● **Provided material**
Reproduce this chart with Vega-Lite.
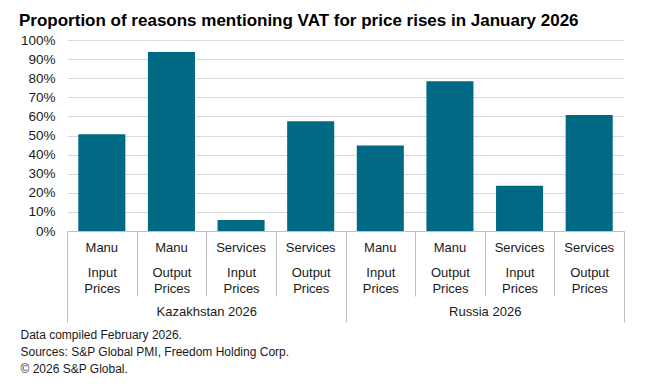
{
  "$schema": "https://vega.github.io/schema/vega-lite/v6.json",
  "autosize": {"type": "none"},
  "width": 557,
  "height": 191,
  "padding": {"left": 67, "top": 40, "right": 31, "bottom": 158},
  "title": {
    "text": "Proportion of reasons mentioning VAT for price rises in January 2026",
    "anchor": "start",
    "frame": "group",
    "dx": -48,
    "dy": 18.5,
    "fontSize": 17,
    "fontWeight": "bold",
    "color": "#000000",
    "baseline": "alphabetic",
    "offset": 9
  },
  "data": {
    "values": [
      {"id": "Manu|Input Prices|K", "group": "Kazakhstan 2026", "value": 0.507},
      {"id": "Manu|Output Prices|K", "group": "Kazakhstan 2026", "value": 0.937},
      {"id": "Services|Input Prices|K", "group": "Kazakhstan 2026", "value": 0.058},
      {"id": "Services|Output Prices|K", "group": "Kazakhstan 2026", "value": 0.574},
      {"id": "Manu|Input Prices|R", "group": "Russia 2026", "value": 0.447},
      {"id": "Manu|Output Prices|R", "group": "Russia 2026", "value": 0.784},
      {"id": "Services|Input Prices|R", "group": "Russia 2026", "value": 0.237},
      {"id": "Services|Output Prices|R", "group": "Russia 2026", "value": 0.607}
    ]
  },
  "layer": [
    {
      "mark": {"type": "bar", "color": "#006a85"},
      "encoding": {
        "x": {
          "field": "id",
          "type": "nominal",
          "sort": null,
          "scale": {"paddingInner": 0.324, "paddingOuter": 0.162},
          "axis": {
            "orient": "bottom",
            "title": null,
            "labelExpr": "split(datum.value, '|')[0]",
            "labelAngle": 0,
            "labelFontSize": 13,
            "labelColor": "#1a1a1a",
            "labelPadding": 10,
            "ticks": false,
            "tickSize": 0,
            "domain": true,
            "domainColor": "#bfbfbf",
            "domainWidth": 1,
            "grid": false
          }
        },
        "y": {
          "field": "value",
          "type": "quantitative",
          "scale": {"domain": [0, 1], "nice": false},
          "axis": {
            "title": null,
            "format": ".0%",
            "values": [0, 0.1, 0.2, 0.3, 0.4, 0.5, 0.6, 0.7, 0.8, 0.9, 1],
            "labelFontSize": 13.5,
            "labelColor": "#1a1a1a",
            "labelPadding": 12,
            "ticks": false,
            "tickSize": 0,
            "domain": false,
            "grid": true,
            "gridColor": "#d9d9d9",
            "gridWidth": 1
          }
        }
      }
    },
    {
      "mark": {"type": "point", "opacity": 0},
      "encoding": {
        "x": {
          "field": "id",
          "type": "nominal",
          "sort": null,
          "scale": {"paddingInner": 0.324, "paddingOuter": 0.162},
          "axis": {
            "orient": "bottom",
            "title": null,
            "labelExpr": "split(split(datum.value, '|')[1], ' ')",
            "labelAngle": 0,
            "labelFontSize": 13,
            "labelColor": "#1a1a1a",
            "labelLineHeight": 16,
            "labelPadding": 35.5,
            "ticks": false,
            "tickSize": 0,
            "domain": false,
            "grid": false
          }
        }
      }
    },
    {
      "mark": {"type": "rule", "opacity": 0},
      "encoding": {
        "x": {
          "datum": 0,
          "type": "quantitative",
          "scale": {"domain": [0, 8], "nice": false, "zero": false},
          "axis": {
            "orient": "bottom",
            "title": null,
            "values": [0, 1, 2, 3, 4, 5, 6, 7, 8],
            "labels": false,
            "ticks": true,
            "tickColor": "#bfbfbf",
            "tickWidth": 1,
            "tickSize": {"condition": {"test": "datum.value % 4 === 0", "value": 91}, "value": 65},
            "domain": false,
            "grid": false
          }
        }
      }
    },
    {
      "mark": {"type": "point", "opacity": 0},
      "encoding": {
        "x": {
          "field": "group",
          "type": "nominal",
          "sort": null,
          "scale": {"paddingInner": 0, "paddingOuter": 0},
          "axis": {
            "orient": "bottom",
            "title": ["Data compiled February 2026.", "Sources: S&P Global PMI, Freedom Holding Corp.", "© 2026 S&P Global."],
            "titleFontSize": 12,
            "titleFontWeight": "normal",
            "titleColor": "#1a1a1a",
            "titleAnchor": "start",
            "titleAlign": "left",
            "titleBaseline": "top",
            "titleLineHeight": 17,
            "titleX": -47,
            "titleY": 98.5,
            "labelAngle": 0,
            "labelFontSize": 13,
            "labelColor": "#1a1a1a",
            "labelPadding": 74,
            "ticks": false,
            "tickSize": 0,
            "domain": false,
            "grid": false
          }
        }
      }
    }
  ],
  "resolve": {"scale": {"x": "independent"}, "axis": {"x": "independent"}},
  "config": {
    "view": {"stroke": null},
    "font": "Liberation Sans"
  }
}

● **Work required**
Retype everything in the material word for word, minus pictures.

● **Exercise solution**
Reproduce this chart with Vega-Lite.
{
  "$schema": "https://vega.github.io/schema/vega-lite/v6.json",
  "autosize": {"type": "none"},
  "width": 557,
  "height": 191,
  "padding": {"left": 67, "top": 40, "right": 31, "bottom": 158},
  "title": {
    "text": "Proportion of reasons mentioning VAT for price rises in January 2026",
    "anchor": "start",
    "frame": "group",
    "dx": -48,
    "dy": 18.5,
    "fontSize": 17,
    "fontWeight": "bold",
    "color": "#000000",
    "baseline": "alphabetic",
    "offset": 9
  },
  "data": {
    "values": [
      {"id": "Manu|Input Prices|K", "group": "Kazakhstan 2026", "value": 0.507},
      {"id": "Manu|Output Prices|K", "group": "Kazakhstan 2026", "value": 0.937},
      {"id": "Services|Input Prices|K", "group": "Kazakhstan 2026", "value": 0.058},
      {"id": "Services|Output Prices|K", "group": "Kazakhstan 2026", "value": 0.574},
      {"id": "Manu|Input Prices|R", "group": "Russia 2026", "value": 0.447},
      {"id": "Manu|Output Prices|R", "group": "Russia 2026", "value": 0.784},
      {"id": "Services|Input Prices|R", "group": "Russia 2026", "value": 0.237},
      {"id": "Services|Output Prices|R", "group": "Russia 2026", "value": 0.607}
    ]
  },
  "layer": [
    {
      "mark": {"type": "bar", "color": "#006a85"},
      "encoding": {
        "x": {
          "field": "id",
          "type": "nominal",
          "sort": null,
          "scale": {"paddingInner": 0.324, "paddingOuter": 0.162},
          "axis": {
            "orient": "bottom",
            "title": null,
            "labelExpr": "split(datum.value, '|')[0]",
            "labelAngle": 0,
            "labelFontSize": 13,
            "labelColor": "#1a1a1a",
            "labelPadding": 10,
            "ticks": false,
            "tickSize": 0,
            "domain": true,
            "domainColor": "#bfbfbf",
            "domainWidth": 1,
            "grid": false
          }
        },
        "y": {
          "field": "value",
          "type": "quantitative",
          "scale": {"domain": [0, 1], "nice": false},
          "axis": {
            "title": null,
            "format": ".0%",
            "values": [0, 0.1, 0.2, 0.3, 0.4, 0.5, 0.6, 0.7, 0.8, 0.9, 1],
            "labelFontSize": 13.5,
            "labelColor": "#1a1a1a",
            "labelPadding": 12,
            "ticks": false,
            "tickSize": 0,
            "domain": false,
            "grid": true,
            "gridColor": "#d9d9d9",
            "gridWidth": 1
          }
        }
      }
    },
    {
      "mark": {"type": "point", "opacity": 0},
      "encoding": {
        "x": {
          "field": "id",
          "type": "nominal",
          "sort": null,
          "scale": {"paddingInner": 0.324, "paddingOuter": 0.162},
          "axis": {
            "orient": "bottom",
            "title": null,
            "labelExpr": "split(split(datum.value, '|')[1], ' ')",
            "labelAngle": 0,
            "labelFontSize": 13,
            "labelColor": "#1a1a1a",
            "labelLineHeight": 16,
            "labelPadding": 35.5,
            "ticks": false,
            "tickSize": 0,
            "domain": false,
            "grid": false
          }
        }
      }
    },
    {
      "mark": {"type": "rule", "opacity": 0},
      "encoding": {
        "x": {
          "datum": 0,
          "type": "quantitative",
          "scale": {"domain": [0, 8], "nice": false, "zero": false},
          "axis": {
            "orient": "bottom",
            "title": null,
            "values": [0, 1, 2, 3, 4, 5, 6, 7, 8],
            "labels": false,
            "ticks": true,
            "tickColor": "#bfbfbf",
            "tickWidth": 1,
            "tickSize": {"condition": {"test": "datum.value % 4 === 0", "value": 91}, "value": 65},
            "domain": false,
            "grid": false
          }
        }
      }
    },
    {
      "mark": {"type": "point", "opacity": 0},
      "encoding": {
        "x": {
          "field": "group",
          "type": "nominal",
          "sort": null,
          "scale": {"paddingInner": 0, "paddingOuter": 0},
          "axis": {
            "orient": "bottom",
            "title": ["Data compiled February 2026.", "Sources: S&P Global PMI, Freedom Holding Corp.", "© 2026 S&P Global."],
            "titleFontSize": 12,
            "titleFontWeight": "normal",
            "titleColor": "#1a1a1a",
            "titleAnchor": "start",
            "titleAlign": "left",
            "titleBaseline": "top",
            "titleLineHeight": 17,
            "titleX": -47,
            "titleY": 98.5,
            "labelAngle": 0,
            "labelFontSize": 13,
            "labelColor": "#1a1a1a",
            "labelPadding": 74,
            "ticks": false,
            "tickSize": 0,
            "domain": false,
            "grid": false
          }
        }
      }
    }
  ],
  "resolve": {"scale": {"x": "independent"}, "axis": {"x": "independent"}},
  "config": {
    "view": {"stroke": null},
    "font": "Liberation Sans"
  }
}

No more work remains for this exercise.